Simulation of distributed systems and applications is at the core of the activities of the CCLab. Simulation is indeed a fast, controlled, and reproducible way to evaluate new algorithms for distributed computing platforms in a variety of conditions. However, the realism of simulations is rarely assessed, which critically questions the applicability of a whole range of findings. By participating to the development of the SimGrid and WRENCH toolkits, the CCLab aims at bridging theory and practice via simulation-driven engineering.

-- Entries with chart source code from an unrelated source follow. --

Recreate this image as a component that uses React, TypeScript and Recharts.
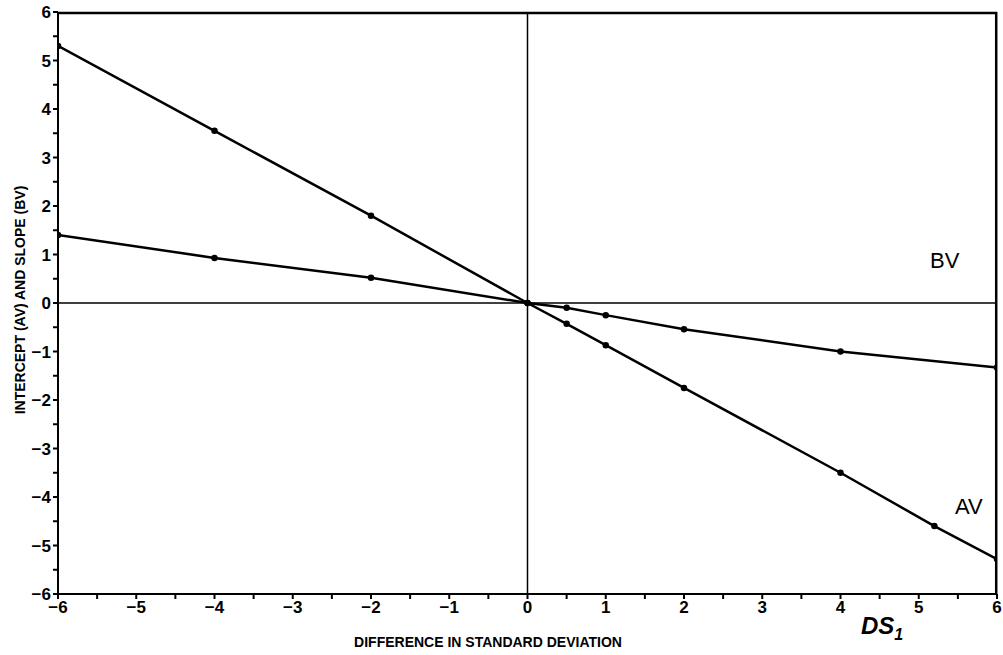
import React from "react";
import {
  LineChart,
  Line,
  XAxis,
  YAxis,
  ReferenceLine,
} from "recharts";

const xTicks = [-6, -5.5, -5, -4.5, -4, -3.5, -3, -2.5, -2, -1.5, -1, -0.5, 0, 0.5, 1, 1.5, 2, 2.5, 3, 3.5, 4, 4.5, 5, 5.5, 6];
const yTicks = [-6, -5.5, -5, -4.5, -4, -3.5, -3, -2.5, -2, -1.5, -1, -0.5, 0, 0.5, 1, 1.5, 2, 2.5, 3, 3.5, 4, 4.5, 5, 5.5, 6];

const avX = [-6, -4, -2, 0, 0.5, 1, 2, 4, 5.2, 6];
const avY = [5.3, 3.55, 1.8, 0, -0.43, -0.87, -1.75, -3.5, -4.6, -5.28];

const bvX = [-6, -4, -2, 0, 0.5, 1, 2, 4, 6];
const bvY = [1.4, 0.93, 0.52, 0, -0.1, -0.25, -0.54, -1.0, -1.33];

const avData = avX.map((x, i) => ({ x, y: avY[i] }));
const bvData = bvX.map((x, i) => ({ x, y: bvY[i] }));

const font = "'Liberation Sans', Arial, sans-serif";

const fmt = (v: number) => (Number.isInteger(v) ? (v < 0 ? "\u2212" + Math.abs(v) : String(v)) : "");

const App = () => {
  return (
    <div style={{ position: "absolute", left: 0, top: 0, width: 1003, height: 655, background: "#fff" }}>
      <LineChart
        width={1003}
        height={655}
        margin={{ top: 12, right: 6, bottom: 21, left: 0 }}
        style={{ fontFamily: font }}
      >
        <XAxis
          dataKey="x"
          type="number"
          domain={[-6, 6]}
          ticks={xTicks}
          tickFormatter={fmt}
          interval={0}
          stroke="#000"
          strokeWidth={2}
          tickSize={5}
          height={40}
          tick={{ fill: "#000", fontSize: 17, fontWeight: 700 }}
          allowDataOverflow
        />
        <YAxis
          type="number"
          domain={[-6, 6]}
          ticks={yTicks}
          tickFormatter={fmt}
          interval={0}
          stroke="#000"
          strokeWidth={2}
          tickSize={5}
          width={58}
          tick={{ fill: "#000", fontSize: 17, fontWeight: 700 }}
          allowDataOverflow
        />
        {/* frame: top and right edges, drawn just inside the plot */}
        <ReferenceLine y={5.98} stroke="#000" strokeWidth={2.5} />
        <ReferenceLine x={5.99} stroke="#000" strokeWidth={2.5} />
        <ReferenceLine x={0} stroke="#000" strokeWidth={1.5} />
        <ReferenceLine y={0} stroke="#000" strokeWidth={1.5} />
        <Line
          data={avData}
          dataKey="y"
          type="linear"
          stroke="#000"
          strokeWidth={2.5}
          dot={{ r: 2, fill: "#000", stroke: "#000" }}
          isAnimationActive={false}
        />
        <Line
          data={bvData}
          dataKey="y"
          type="linear"
          stroke="#000"
          strokeWidth={2.5}
          dot={{ r: 2, fill: "#000", stroke: "#000" }}
          isAnimationActive={false}
        />
        <text x={20} y={300} transform="rotate(-90 20 300)" textAnchor="middle" dominantBaseline="central" fontSize={14} fontWeight={700} fill="#000" fontFamily={font}>
          INTERCEPT (AV) AND SLOPE (BV)
        </text>
        <text x={488} y={642} textAnchor="middle" dominantBaseline="central" fontSize={14} fontWeight={700} fill="#000" fontFamily={font}>
          DIFFERENCE IN STANDARD DEVIATION
        </text>
        <text x={861} y={634} fontSize={24} fontStyle="italic" fontWeight={700} fill="#000" fontFamily={font}>
          DS<tspan fontSize={16} dy={6}>1</tspan>
        </text>
        <text x={930} y={268} fontSize={22} fill="#000" fontFamily={font}>BV</text>
        <text x={955} y={514} fontSize={22} fill="#000" fontFamily={font}>AV</text>
      </LineChart>
    </div>
  );
};

export default App;
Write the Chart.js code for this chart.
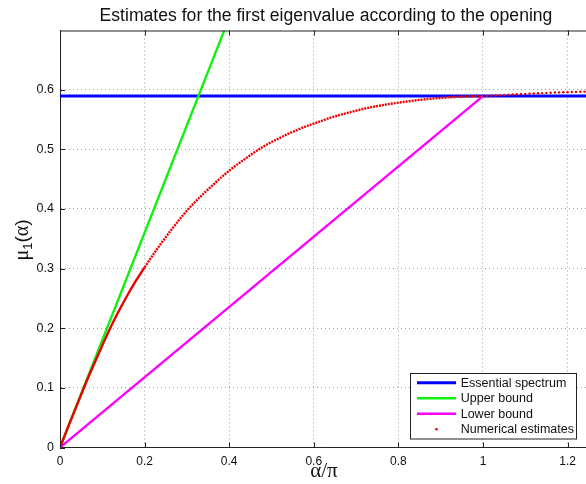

The CCLab also aims at engaging deep partnerships with scientific teams, especially in astroparticles physics, and using a mix of user-driven research with system software development to address specific challenges that these communities face, and inform future research directions from acquired experience.

 

SimGrid: Simulation of Distributed Computer Systems

http://simgrid.org

SimGrid is a toolkit that provides core functionalities for the simulation of distributed applications in heterogeneous distributed environments. The simulation engine uses algorithmic and implementation techniques toward the fast simulation of large systems on a single machine. The models are theoretically grounded and experimentally validated. The results are reproducible, enabling better scientific practices. Its models of networks, cpus and disks are adapted to (Data)Grids, P2P, Clouds, Clusters and HPC, allowing multi-domain studies. It can be used either to simulate algorithms and prototypes of applications, or to emulate real MPI applications through the virtualization of their communication, or to formally assess algorithms and applications that can run in the framework. The formal verification module explores all possible message interleavings in the application, searching for states violating the provided properties. We recently added the ability to assess liveness properties over arbitrary and legacy codes, thanks to a system-level introspection tool that provides a finely detailed view of the running application to the model checker. This can for example be leveraged to verify both safety or liveness properties, on arbitrary MPI code written in C/C++/Fortran.

 

WRENCH: Workflow Management System Simulation Workbench

http://wrench-project.org

Capitalizing on recent advances in distributed application and platform simulation technology, WRENCH makes it possible to (1) quickly prototype workflow, WMS implementations, and decision-making algorithms; and (2) evaluate/compare alternative options scalably and accurately for arbitrary, and often hypothetical, experimental scenarios. This project will define a generic and foundational software architecture, that is informed by current state-of-the-art WMS designs and planned future designs. The implementation of the components in this architecture when taken together form a generic “scientific instrument” that can be used by workflow users, developers, and researchers. This scientific instrument will be instantiated for several real-world WMSs and used for a range of real-world workflow applications.

 

HAC-SPECIS: High-performance Application and Computers, Studying PErformance and Correctness In Simulation

http://hacspecis.gforge.inria.fr/

The goal of the HAC SPECIS Inria Project Lab (IPL) is to answer methodological needs of HPC application and runtime developers and to allow to study real HPC systems both from the correctness and performance point of view. To this end, we gather experts from the HPC, formal verification and performance evaluation community.

 

Past Funded Projects

  • 2017 - 2019 – PRACE-5IP: PRACE Fifth Implementation Phase project.
  • 2015 - 2018 – POP: H2020 Center of Excellence on Performance, Optimization, and Productivity.
  • 2013 - 2018 – DALHIS: Inria Associate Team on Data Analysis on Large-scale Heterogeneous Infrastructures for Science
  • 2015 - 2017 – PRACE-4IP: PRACE Fourth Implementation Phase project.
  • 2013 - 2017 – MOEBUS: ANR on Scheduling in HPC.
  • 2012 - 2016 – SONGS: ANR on the Simulation of Next Generation Systems.